Our job as parents is to be a provider. We have to give them an environment to thrive. But, how to do it and where to thrive should completely be their decision. Once you understand that you do not have to make their life for them, you are going to be more accepting. 

Your children can choose paths that you did not think about and still do exceptionally well in life. We just have to be there to facilitate their growth wherever necessary.  

Understand what they like and don’t like.

When you ask your children about their likes and dislikes, one thing that is absolutely mandatory is that you do not criticize them for it. They have trusted you with their choices, you can’t ruin it by telling them that they made a wrong decision by sharing with you. 

When you understand their preferences it is going to become easier for you to accept your children. It will also help you in decoding the reasoning behind their decisions. It moves along the process of accepting. 

Don’t force them to do something that they are not comfortable with. 

Some parents think that pushing their kids in the deep end of the pool will be beneficial for them. They could not have been more wrong. There is nothing more disturbing for your child. Good luck trying to get them to trust you after that. 

If your child does not like something, then you need to respect their wishes. You need to ‘accept’ that they are unique and need to acknowledge it. 

Have an open mind. 

Sometimes, the limitations of our mind to understand some things makes it harder for us to reason with our children. We are the adults in the relationship. We need to be the ‘understanding one.’ 

We have to broaden our horizons. Our children are capable of achieving great heights, we need to believe in them. Just because something does not fit in the four walls of our thinking doesn’t mean it has to be discarded. 

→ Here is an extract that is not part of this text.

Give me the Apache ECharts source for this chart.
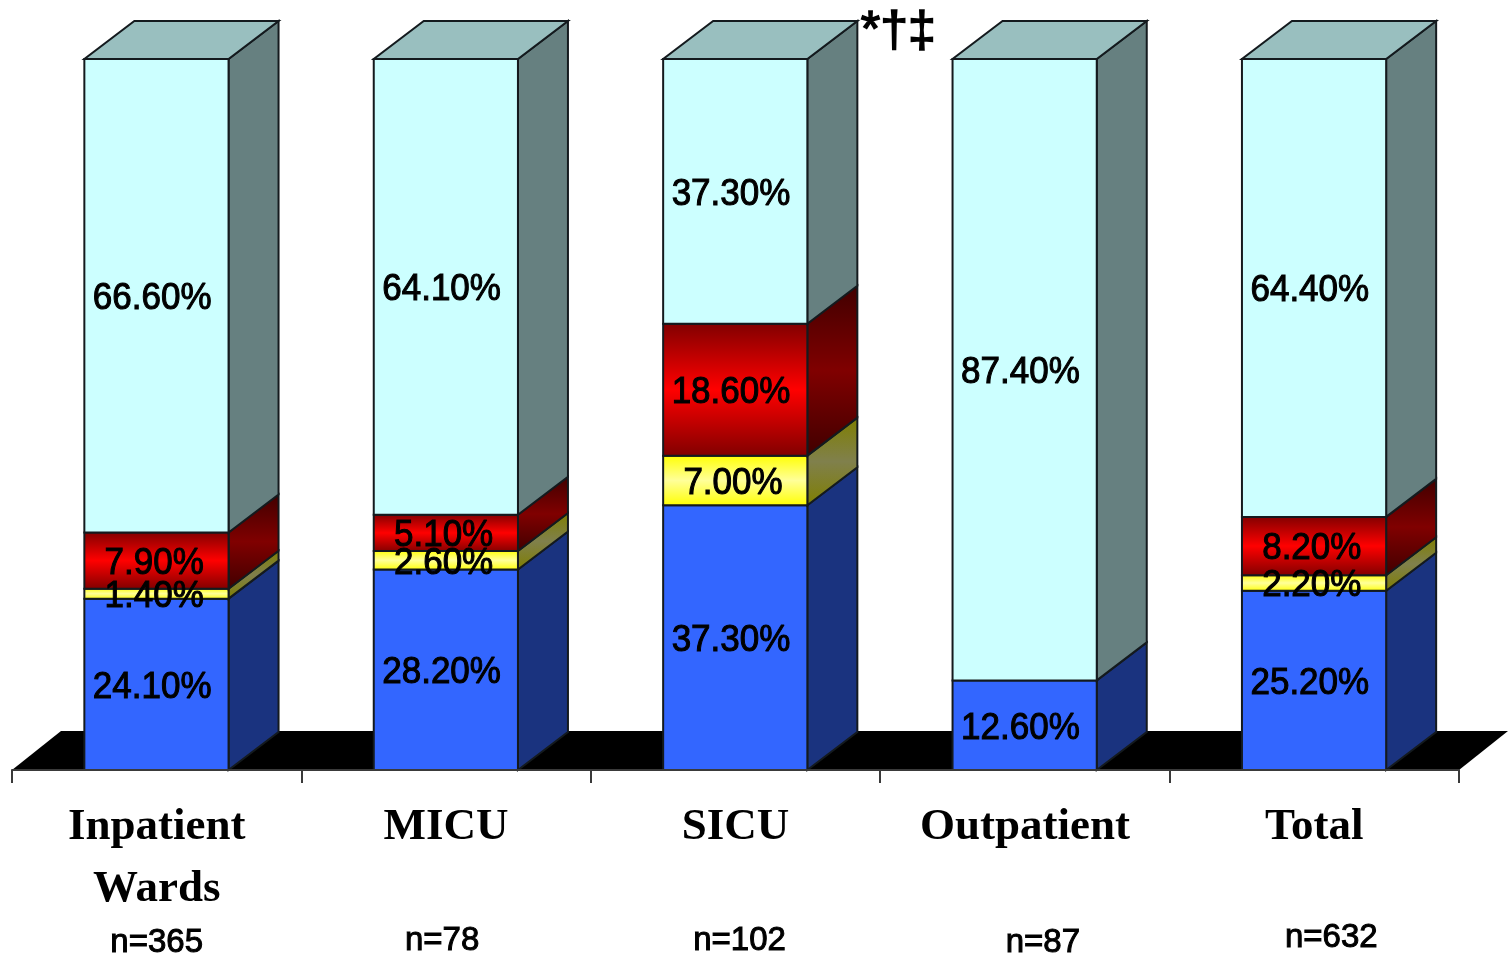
<!DOCTYPE html>
<html>
<head>
<meta charset="utf-8">
<title>Stacked percentages by care setting</title>
<script src="https://cdn.jsdelivr.net/npm/echarts@6/dist/echarts.min.js"></script>
<style>
  html, body { margin: 0; padding: 0; background: #fff; overflow: hidden; }
  #chart { width: 1508px; height: 957px; }
</style>
</head>
<body>
<div id="chart"></div>
<script>
// Care settings and their cohort sizes
const categories = ['Inpatient\nWards', 'MICU', 'SICU', 'Outpatient', 'Total'];
const sampleSizes = ['n=365', 'n=78', 'n=102', 'n=87', 'n=632'];

// Percentage of each group per setting, bottom of the stack first
const blueValues = [24.1, 28.2, 37.3, 12.6, 25.2];
const yellowValues = [1.4, 2.6, 7.0, 0, 2.2];
const redValues = [7.9, 5.1, 18.6, 0, 8.2];
const cyanValues = [66.6, 64.1, 37.3, 87.4, 64.4];

// Significance marks printed beside the SICU column
const significanceMarks = '*†‡';

// Oblique projection of the columns
const DEPTH_X = 50;
const DEPTH_Y = -38;
const BAR_RATIO = 0.5;
const OUTLINE = '#141a1e';

function band(stops) {
  return {
    type: 'linear', x: 0, y: 0, x2: 0, y2: 1,
    colorStops: stops.map(function (c, i) { return { offset: i / (stops.length - 1), color: c }; })
  };
}

const layers = [
  { name: 'Blue', values: blueValues, front: '#3366ff', side: '#1a337f', top: '#3366ff' },
  { name: 'Yellow', values: yellowValues,
    front: band(['#ffff00', '#ffff99', '#ffff00']),
    side: band(['#7f7f00', '#80804c', '#7f7f00']), top: '#bfbf40' },
  { name: 'Red', values: redValues,
    front: band(['#800000', '#ff0000', '#800000']),
    side: band(['#400000', '#800000', '#400000']), top: '#bf0000' },
  { name: 'Cyan', values: cyanValues, front: '#ccffff', side: '#668080', top: '#99bfbf' }
];

// Each column is scaled so that its stack fills the full height of the axis
const columnTotals = categories.map(function (_, i) {
  return layers.reduce(function (sum, l) { return sum + l.values[i]; }, 0);
});

const running = categories.map(function () { return 0; });
const labelRows = [];
layers.forEach(function (layer) {
  layer.rows = categories.map(function (_, i) {
    const base = running[i];
    const top = base + layer.values[i] / columnTotals[i] * 100;
    running[i] = top;
    if (layer.values[i] > 0) {
      labelRows.push([i, (base + top) / 2, layer.values[i].toFixed(2) + '%', layer.values[i]]);
    }
    return [i, base, top];
  });
});

function outlineStyle(fill) {
  return { fill: fill, stroke: OUTLINE, lineWidth: 2 };
}

function poly(points, fill) {
  return { type: 'polygon', shape: { points: points }, style: outlineStyle(fill) };
}

function renderLayer(layer, isTopLayer) {
  return function (params, api) {
    const base = api.value(1);
    const top = api.value(2);
    if (top - base <= 0) { return { type: 'group', children: [] }; }
    const bandWidth = api.size([1, 0])[0];
    const half = bandWidth * BAR_RATIO / 2;
    const lower = api.coord([api.value(0), base]);
    const upper = api.coord([api.value(0), top]);
    const x0 = lower[0] - half;
    const x1 = lower[0] + half - 0.5;
    const children = [
      poly([[x1, lower[1]], [x1 + DEPTH_X, lower[1] + DEPTH_Y], [x1 + DEPTH_X, upper[1] + DEPTH_Y], [x1, upper[1]]], layer.side),
      poly([[x0, lower[1]], [x1, lower[1]], [x1, upper[1]], [x0, upper[1]]], layer.front)
    ];
    if (isTopLayer) {
      children.push(poly([[x0, upper[1]], [x1, upper[1]], [x1 + DEPTH_X, upper[1] + DEPTH_Y], [x0 + DEPTH_X, upper[1] + DEPTH_Y]], layer.top));
    }
    return { type: 'group', children: children };
  };
}

const series = [];

// Black floor under the columns
series.push({
  type: 'custom', name: 'Floor', z: 1, silent: true, clip: false,
  data: [[0]],
  encode: { x: 0 },
  renderItem: function (params, api) {
    const r = params.coordSys;
    const y = r.y + r.height;
    return {
      type: 'polygon',
      shape: { points: [[r.x, y], [r.x + r.width, y], [r.x + r.width + 49, y - 39], [r.x + 49, y - 39]] },
      style: { fill: '#000' }
    };
  }
});

layers.forEach(function (layer, idx) {
  series.push({
    type: 'custom', name: layer.name, z: 2 + idx, silent: true, clip: false,
    data: layer.rows,
    encode: { x: 0, y: [1, 2] },
    renderItem: renderLayer(layer, idx === layers.length - 1)
  });
});

// Percentage labels sit above all columns so short neighbours may overlap
series.push({
  type: 'custom', name: 'Percent labels', z: 10, silent: true, clip: false,
  data: labelRows,
  encode: { x: 0, y: 1 },
  renderItem: function (params, api) {
    const p = api.coord([api.value(0), api.value(1)]);
    const row = labelRows[params.dataIndex];
    return {
      type: 'text',
      x: p[0] - (row[3] < 10 ? 2.5 : 4.5),
      y: p[1] + 3,
      scaleY: 1.08,
      style: {
        x: 0, y: 0,
        text: row[2],
        font: '35px "Liberation Sans"',
        fill: '#000', stroke: '#000', lineWidth: 1,
        align: 'center', verticalAlign: 'middle'
      }
    };
  }
});

// Cohort sizes under the category names
const countNudgeX = [0, -4, 4, 18, 17];
const countY = [943, 941, 941, 943, 938];
series.push({
  type: 'custom', name: 'Cohort sizes', z: 10, silent: true, clip: false,
  data: sampleSizes.map(function (_, i) { return [i]; }),
  encode: { x: 0 },
  renderItem: function (params, api) {
    const i = api.value(0);
    const p = api.coord([i, 0]);
    return {
      type: 'text',
      style: {
        x: p[0] + countNudgeX[i], y: countY[i],
        text: sampleSizes[i],
        font: '33px "Liberation Sans"',
        fill: '#000', stroke: '#000', lineWidth: 1,
        align: 'center', verticalAlign: 'middle'
      }
    };
  }
});

const chart = echarts.init(document.getElementById('chart'), null, { renderer: 'canvas' });
chart.setOption({
  animation: false,
  backgroundColor: '#fff',
  tooltip: { show: false },
  legend: { show: false },
  grid: { left: 12, right: 49, top: 59, bottom: 187, containLabel: false },
  xAxis: {
    type: 'category',
    data: categories,
    z: 12,
    axisLine: { show: true, lineStyle: { color: '#3a3a3a', width: 2 } },
    axisTick: { show: true, alignWithLabel: false, length: 13, lineStyle: { color: '#3a3a3a', width: 2 } },
    axisLabel: {
      interval: 0, margin: 26,
      fontFamily: '"Liberation Serif"', fontWeight: 'bold', fontSize: 45,
      lineHeight: 62, color: '#000'
    },
    splitLine: { show: false }
  },
  yAxis: { type: 'value', min: 0, max: 100, show: false, splitLine: { show: false } },
  graphic: [{
    type: 'text', left: 860, top: 6, z: 20, silent: true,
    style: {
      text: significanceMarks,
      font: '50px "Liberation Sans"',
      fill: '#000', stroke: '#000', lineWidth: 1.5
    }
  }],
  series: series
});
</script>
</body>
</html>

Your actions will speak louder than words.

You tell your children you support them, great. However, when it comes to doing the deed we put our foot down, not great. We need to stay true to our words. After all, that is what we teach our kids too, don’t we?

When we tell our children that we accept them, then our actions need to reciprocate the same message. Words without actions are hollow promises that your children do not require. They need you to act on your words. If you say you accept them, then you have to actually do it.